List every line below containing "matplotlib".

• [EXTRACTED RECORDS]:
● ● ●

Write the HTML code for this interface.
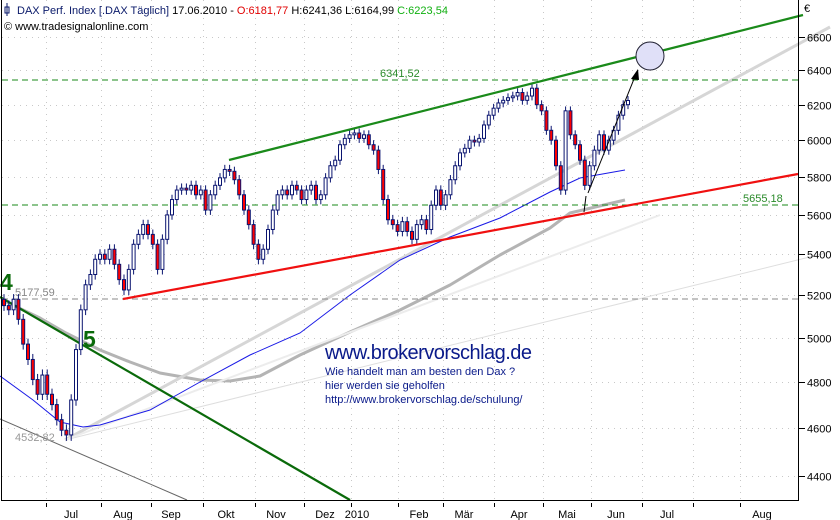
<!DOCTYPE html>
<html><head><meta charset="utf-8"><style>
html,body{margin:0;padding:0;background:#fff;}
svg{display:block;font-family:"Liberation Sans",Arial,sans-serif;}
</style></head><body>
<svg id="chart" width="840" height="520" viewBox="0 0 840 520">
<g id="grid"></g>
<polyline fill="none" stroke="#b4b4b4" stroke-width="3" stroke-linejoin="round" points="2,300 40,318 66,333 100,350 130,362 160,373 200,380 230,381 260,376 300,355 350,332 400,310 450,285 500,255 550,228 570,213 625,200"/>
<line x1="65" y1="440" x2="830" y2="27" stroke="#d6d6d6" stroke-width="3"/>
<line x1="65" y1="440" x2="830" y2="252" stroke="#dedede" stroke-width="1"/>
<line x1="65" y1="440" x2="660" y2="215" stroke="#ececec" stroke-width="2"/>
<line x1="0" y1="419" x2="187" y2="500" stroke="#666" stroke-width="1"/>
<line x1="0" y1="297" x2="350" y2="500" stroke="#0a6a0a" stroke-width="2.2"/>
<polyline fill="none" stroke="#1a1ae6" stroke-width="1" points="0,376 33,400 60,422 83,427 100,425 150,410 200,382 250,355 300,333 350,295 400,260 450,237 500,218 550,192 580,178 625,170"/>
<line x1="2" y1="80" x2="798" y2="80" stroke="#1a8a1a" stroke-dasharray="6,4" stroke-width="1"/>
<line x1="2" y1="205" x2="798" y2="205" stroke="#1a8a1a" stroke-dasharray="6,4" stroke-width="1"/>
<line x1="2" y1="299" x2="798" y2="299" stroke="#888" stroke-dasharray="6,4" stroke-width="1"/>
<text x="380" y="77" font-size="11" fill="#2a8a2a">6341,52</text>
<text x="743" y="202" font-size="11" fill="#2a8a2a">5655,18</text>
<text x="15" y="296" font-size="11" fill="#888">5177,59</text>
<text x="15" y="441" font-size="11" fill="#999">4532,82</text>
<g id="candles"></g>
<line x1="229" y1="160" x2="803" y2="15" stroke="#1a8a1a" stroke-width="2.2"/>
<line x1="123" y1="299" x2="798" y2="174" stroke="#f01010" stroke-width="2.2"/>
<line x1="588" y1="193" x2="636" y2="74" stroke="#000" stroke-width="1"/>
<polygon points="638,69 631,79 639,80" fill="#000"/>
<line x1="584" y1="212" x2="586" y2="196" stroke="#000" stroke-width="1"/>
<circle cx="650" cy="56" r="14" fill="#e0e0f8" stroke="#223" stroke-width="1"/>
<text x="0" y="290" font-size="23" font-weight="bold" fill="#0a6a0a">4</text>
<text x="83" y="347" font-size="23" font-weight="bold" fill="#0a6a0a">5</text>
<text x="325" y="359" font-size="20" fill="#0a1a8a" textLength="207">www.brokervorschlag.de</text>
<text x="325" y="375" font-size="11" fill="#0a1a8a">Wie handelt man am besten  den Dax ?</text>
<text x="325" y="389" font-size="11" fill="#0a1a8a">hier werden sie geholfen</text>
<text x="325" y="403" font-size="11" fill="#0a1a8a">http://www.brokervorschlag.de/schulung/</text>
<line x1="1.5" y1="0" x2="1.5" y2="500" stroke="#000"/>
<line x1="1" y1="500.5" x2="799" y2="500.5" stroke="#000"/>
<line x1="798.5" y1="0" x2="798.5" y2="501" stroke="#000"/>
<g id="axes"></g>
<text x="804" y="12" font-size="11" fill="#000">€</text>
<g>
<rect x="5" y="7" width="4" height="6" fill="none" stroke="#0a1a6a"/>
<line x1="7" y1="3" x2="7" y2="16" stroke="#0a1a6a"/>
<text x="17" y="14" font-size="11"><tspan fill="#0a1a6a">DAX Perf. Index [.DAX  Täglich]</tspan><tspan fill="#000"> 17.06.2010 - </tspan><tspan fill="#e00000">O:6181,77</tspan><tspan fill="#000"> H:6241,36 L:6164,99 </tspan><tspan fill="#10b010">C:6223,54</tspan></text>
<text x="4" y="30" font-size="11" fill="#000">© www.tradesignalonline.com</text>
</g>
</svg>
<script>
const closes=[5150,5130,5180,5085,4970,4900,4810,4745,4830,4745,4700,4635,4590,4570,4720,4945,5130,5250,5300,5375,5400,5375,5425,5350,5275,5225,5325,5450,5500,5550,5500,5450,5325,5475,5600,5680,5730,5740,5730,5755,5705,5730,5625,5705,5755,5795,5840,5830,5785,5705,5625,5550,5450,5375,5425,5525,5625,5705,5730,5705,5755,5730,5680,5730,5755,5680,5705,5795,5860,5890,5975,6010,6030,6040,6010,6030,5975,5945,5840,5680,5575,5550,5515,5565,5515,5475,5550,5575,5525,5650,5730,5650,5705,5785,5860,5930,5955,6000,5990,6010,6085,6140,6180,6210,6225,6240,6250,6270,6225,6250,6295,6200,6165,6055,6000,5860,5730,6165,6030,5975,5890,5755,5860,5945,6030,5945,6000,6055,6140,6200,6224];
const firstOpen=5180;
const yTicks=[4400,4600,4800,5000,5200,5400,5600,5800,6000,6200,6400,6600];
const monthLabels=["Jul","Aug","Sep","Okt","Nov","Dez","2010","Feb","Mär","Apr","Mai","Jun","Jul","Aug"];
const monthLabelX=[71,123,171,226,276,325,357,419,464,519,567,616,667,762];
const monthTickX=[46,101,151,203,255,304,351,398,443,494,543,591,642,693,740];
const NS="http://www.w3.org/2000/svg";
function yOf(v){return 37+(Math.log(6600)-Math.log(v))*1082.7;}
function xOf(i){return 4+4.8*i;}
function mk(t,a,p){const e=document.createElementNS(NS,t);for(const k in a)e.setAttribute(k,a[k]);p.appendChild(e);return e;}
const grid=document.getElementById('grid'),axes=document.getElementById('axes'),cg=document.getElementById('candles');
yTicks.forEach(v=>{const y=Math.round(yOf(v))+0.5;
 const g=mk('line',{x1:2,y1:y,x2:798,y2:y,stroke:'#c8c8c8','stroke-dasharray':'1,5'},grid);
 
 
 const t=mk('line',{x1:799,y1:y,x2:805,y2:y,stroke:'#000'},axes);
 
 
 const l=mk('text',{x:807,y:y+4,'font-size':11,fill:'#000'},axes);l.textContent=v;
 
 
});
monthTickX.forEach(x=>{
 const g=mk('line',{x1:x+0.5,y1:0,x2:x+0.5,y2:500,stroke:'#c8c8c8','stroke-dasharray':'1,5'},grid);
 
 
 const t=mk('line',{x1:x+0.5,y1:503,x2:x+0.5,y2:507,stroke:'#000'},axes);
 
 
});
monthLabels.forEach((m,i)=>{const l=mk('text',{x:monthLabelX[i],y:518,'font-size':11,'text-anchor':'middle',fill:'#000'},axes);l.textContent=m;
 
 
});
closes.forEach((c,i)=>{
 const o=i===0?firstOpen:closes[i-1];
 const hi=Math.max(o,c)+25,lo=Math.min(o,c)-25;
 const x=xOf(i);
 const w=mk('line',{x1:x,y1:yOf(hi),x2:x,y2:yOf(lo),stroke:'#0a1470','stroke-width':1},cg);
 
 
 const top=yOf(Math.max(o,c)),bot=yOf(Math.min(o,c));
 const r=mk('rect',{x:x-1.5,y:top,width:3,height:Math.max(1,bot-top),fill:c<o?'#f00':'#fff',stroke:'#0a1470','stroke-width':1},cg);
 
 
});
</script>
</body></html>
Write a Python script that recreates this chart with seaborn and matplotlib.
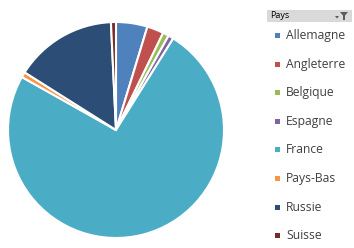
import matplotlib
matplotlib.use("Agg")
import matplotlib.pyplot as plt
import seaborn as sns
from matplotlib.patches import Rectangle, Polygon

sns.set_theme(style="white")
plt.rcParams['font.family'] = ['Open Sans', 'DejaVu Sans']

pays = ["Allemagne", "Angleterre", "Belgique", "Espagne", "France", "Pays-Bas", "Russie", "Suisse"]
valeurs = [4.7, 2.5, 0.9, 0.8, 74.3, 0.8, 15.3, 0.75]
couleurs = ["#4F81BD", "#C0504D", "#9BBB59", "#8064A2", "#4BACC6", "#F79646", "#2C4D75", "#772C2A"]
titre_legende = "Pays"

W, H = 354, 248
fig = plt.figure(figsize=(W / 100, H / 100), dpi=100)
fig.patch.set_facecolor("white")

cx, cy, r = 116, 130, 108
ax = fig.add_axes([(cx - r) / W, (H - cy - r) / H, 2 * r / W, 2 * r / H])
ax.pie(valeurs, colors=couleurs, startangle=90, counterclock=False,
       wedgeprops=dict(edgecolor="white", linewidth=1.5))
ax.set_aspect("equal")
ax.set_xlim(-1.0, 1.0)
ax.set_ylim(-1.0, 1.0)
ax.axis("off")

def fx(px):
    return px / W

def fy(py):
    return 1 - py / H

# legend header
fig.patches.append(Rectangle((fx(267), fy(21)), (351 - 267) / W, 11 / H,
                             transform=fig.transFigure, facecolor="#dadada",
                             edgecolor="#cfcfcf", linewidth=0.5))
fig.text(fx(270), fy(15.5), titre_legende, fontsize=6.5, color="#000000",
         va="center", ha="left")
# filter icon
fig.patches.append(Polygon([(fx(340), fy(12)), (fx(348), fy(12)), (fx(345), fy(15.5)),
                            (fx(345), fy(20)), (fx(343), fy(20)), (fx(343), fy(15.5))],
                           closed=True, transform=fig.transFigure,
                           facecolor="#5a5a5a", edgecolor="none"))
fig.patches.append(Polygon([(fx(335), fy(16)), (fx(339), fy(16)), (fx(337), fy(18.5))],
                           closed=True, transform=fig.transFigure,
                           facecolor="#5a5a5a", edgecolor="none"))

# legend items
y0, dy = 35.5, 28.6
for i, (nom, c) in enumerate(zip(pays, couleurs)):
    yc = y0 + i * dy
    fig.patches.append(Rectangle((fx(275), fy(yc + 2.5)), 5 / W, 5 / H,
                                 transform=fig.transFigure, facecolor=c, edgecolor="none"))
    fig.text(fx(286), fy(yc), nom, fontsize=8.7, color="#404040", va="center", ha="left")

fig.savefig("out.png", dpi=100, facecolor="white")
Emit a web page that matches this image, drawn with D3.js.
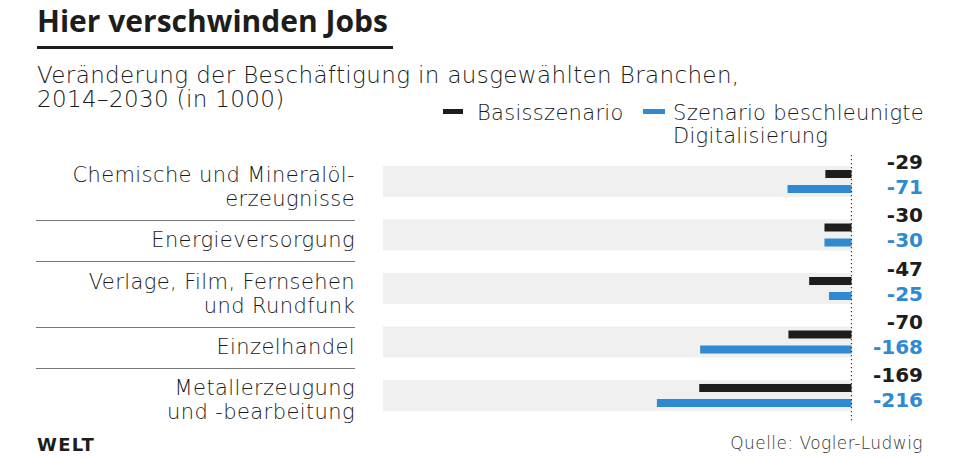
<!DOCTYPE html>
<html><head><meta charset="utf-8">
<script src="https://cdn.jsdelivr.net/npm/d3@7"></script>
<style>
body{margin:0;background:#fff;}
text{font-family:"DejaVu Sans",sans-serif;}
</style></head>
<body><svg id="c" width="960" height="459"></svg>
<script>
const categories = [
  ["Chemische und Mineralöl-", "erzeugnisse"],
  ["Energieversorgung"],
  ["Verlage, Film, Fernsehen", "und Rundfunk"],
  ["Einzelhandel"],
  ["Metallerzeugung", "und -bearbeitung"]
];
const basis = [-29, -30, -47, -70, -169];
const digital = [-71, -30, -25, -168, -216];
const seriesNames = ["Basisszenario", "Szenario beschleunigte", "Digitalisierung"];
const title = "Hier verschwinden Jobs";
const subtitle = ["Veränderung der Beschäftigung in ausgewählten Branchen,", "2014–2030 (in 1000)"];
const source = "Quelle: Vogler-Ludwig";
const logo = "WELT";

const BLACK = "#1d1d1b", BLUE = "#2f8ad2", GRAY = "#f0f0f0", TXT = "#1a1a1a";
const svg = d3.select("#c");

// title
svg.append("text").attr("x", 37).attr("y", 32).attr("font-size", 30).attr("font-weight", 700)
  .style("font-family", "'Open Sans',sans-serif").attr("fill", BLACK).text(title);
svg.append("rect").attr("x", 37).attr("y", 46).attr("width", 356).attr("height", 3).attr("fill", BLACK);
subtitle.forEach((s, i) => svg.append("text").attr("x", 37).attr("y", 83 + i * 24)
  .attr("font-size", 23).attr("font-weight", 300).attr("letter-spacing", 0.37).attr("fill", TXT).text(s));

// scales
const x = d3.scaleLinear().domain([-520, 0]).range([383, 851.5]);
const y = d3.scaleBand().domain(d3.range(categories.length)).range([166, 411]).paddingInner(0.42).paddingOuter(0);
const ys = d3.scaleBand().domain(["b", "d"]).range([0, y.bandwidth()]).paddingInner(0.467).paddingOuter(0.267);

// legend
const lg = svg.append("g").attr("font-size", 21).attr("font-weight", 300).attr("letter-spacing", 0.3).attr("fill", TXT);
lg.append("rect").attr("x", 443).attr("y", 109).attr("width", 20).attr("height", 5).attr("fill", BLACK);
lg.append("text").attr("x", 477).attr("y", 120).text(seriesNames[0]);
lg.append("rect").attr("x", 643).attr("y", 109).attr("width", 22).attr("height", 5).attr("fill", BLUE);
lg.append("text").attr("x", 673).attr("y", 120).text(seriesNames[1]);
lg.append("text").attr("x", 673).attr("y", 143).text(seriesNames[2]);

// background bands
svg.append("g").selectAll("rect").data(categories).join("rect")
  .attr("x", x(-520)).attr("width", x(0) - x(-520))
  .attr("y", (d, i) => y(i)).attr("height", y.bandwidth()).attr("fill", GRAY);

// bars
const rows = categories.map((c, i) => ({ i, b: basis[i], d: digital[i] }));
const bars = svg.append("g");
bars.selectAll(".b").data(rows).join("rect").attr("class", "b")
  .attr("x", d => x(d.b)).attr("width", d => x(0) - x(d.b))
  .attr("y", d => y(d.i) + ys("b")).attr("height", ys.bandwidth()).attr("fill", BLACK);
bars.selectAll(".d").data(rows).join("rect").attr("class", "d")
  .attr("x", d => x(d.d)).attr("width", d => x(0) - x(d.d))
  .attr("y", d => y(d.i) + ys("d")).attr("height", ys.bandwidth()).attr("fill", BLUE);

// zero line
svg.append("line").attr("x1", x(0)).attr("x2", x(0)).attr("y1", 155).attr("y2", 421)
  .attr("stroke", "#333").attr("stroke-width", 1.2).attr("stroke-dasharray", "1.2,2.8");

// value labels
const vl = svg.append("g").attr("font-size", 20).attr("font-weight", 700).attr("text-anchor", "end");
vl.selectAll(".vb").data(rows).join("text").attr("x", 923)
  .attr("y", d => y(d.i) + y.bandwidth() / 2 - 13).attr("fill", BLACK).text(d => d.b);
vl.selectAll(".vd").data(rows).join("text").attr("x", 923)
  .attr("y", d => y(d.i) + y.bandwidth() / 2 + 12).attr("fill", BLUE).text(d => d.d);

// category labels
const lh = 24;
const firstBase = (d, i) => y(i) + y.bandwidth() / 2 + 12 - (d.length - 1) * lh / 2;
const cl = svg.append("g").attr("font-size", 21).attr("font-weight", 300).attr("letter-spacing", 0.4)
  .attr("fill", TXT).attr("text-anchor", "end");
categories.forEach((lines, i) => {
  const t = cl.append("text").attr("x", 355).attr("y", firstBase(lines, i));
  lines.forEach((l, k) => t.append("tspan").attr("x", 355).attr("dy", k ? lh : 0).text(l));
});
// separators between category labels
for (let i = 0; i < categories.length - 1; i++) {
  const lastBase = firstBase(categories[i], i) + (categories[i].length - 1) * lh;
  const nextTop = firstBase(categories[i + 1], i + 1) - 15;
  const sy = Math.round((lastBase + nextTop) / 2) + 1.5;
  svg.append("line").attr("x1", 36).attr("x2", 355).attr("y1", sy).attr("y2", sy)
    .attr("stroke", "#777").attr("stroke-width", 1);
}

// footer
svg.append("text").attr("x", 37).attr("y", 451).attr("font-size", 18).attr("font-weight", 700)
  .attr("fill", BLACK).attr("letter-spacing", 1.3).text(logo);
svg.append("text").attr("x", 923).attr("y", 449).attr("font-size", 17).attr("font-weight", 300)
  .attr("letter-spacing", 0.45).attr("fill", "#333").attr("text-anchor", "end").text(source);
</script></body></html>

● ● ●

• [REPLY TO THE EXERCISE]:
Write a Python script that recreates this chart with seaborn and matplotlib.
import matplotlib
matplotlib.use("Agg")
import matplotlib.pyplot as plt
from matplotlib.patches import Rectangle, Polygon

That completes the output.